Source: Press TV
The British Foreign Secretary, David Miliband, says that the 'war on terror' has brought "more harm than good" for the West.
In an article published in the Guardian, Miliband called on the global community to respond to future attacks by "championing the rule of law, not subordinating it." Criticizing outgoing US President George W. Bush's foreign policy, Miliband went on to say the misuse of the phrase 'war on terror' had brought "more harm than good" for the West.

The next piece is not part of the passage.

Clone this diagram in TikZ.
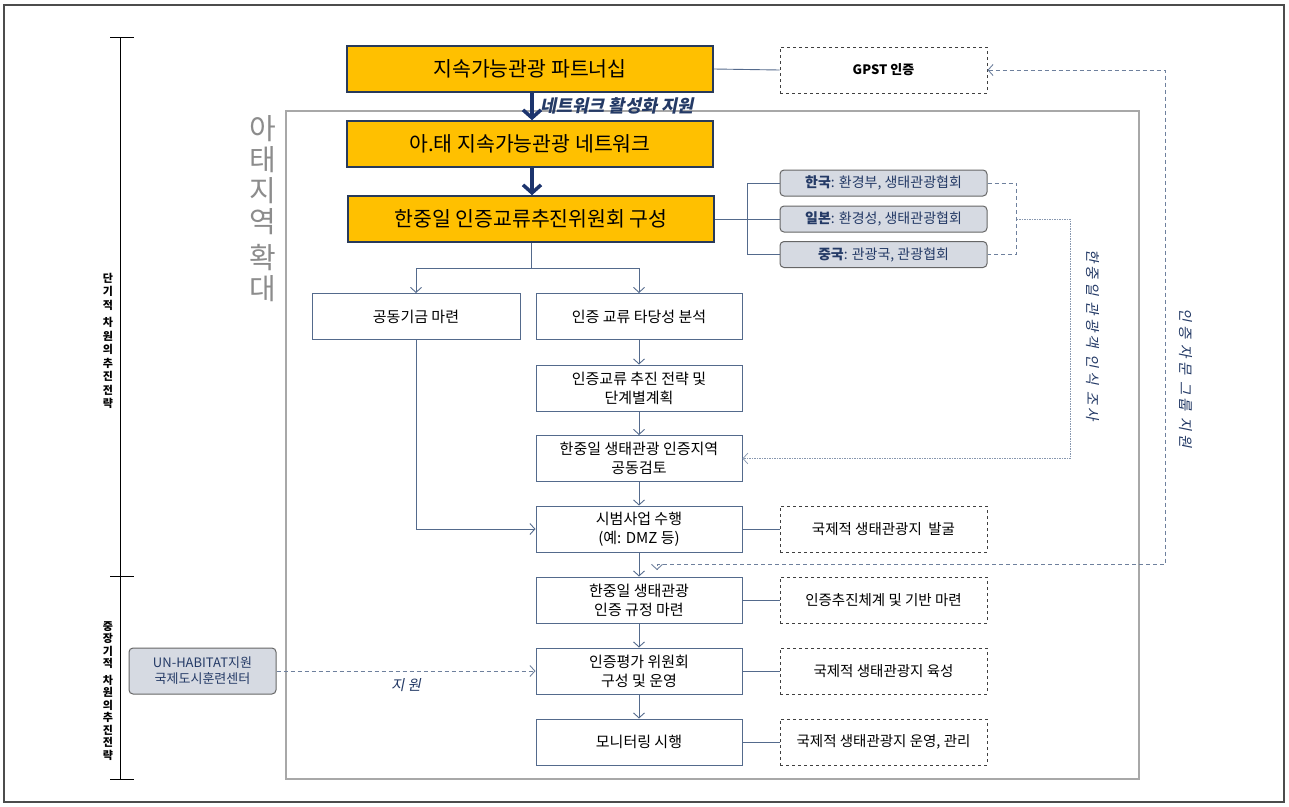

Following the 2001 al-Qaeda attacks on the World Trade Center in New York, President Bush used the 'war on terror' as a pretext to attack Afghanistan and "defeat" terrorism by capturing al-Qaeda leader Osama bin Laden, destroying his terrorist cell and removing the Taliban regime. "Seven years on from 9/11 it is clear that we need to take a fundamental look at our efforts to prevent extremism and its terrible offspring, terrorist violence," Miliband wrote.
London was one of Washington's main allies in attacking Afghanistan and Iraq. The British diplomat added that the 'war on terror' was misconceived and that the West cannot "kill its way" out of the threats it faces. "As [US] General [David] Petraeus said to me and others in Iraq, the coalition there could not kill its way out of the problems of insurgency and civil strife," he wrote. While thousands of British troops are set to withdraw from Iraq, hundreds of others are still locked in an eight-year fight with the Taliban in Afghanistan.
Miliband attempted to distance the British government from the Bush administration by saying that Britain has not used the phrase 'war on terror' since 2006. "The idea of a 'war on terror' gave the impression of a unified, transnational enemy, embodied in the figure of Osama bin Laden and Al-Qaeda," he continued. Miliband urged the incoming US administration to shut down the notorious Guantanamo Bay prison and start a new era of "democratic opportunity" instead of "fear and oppression".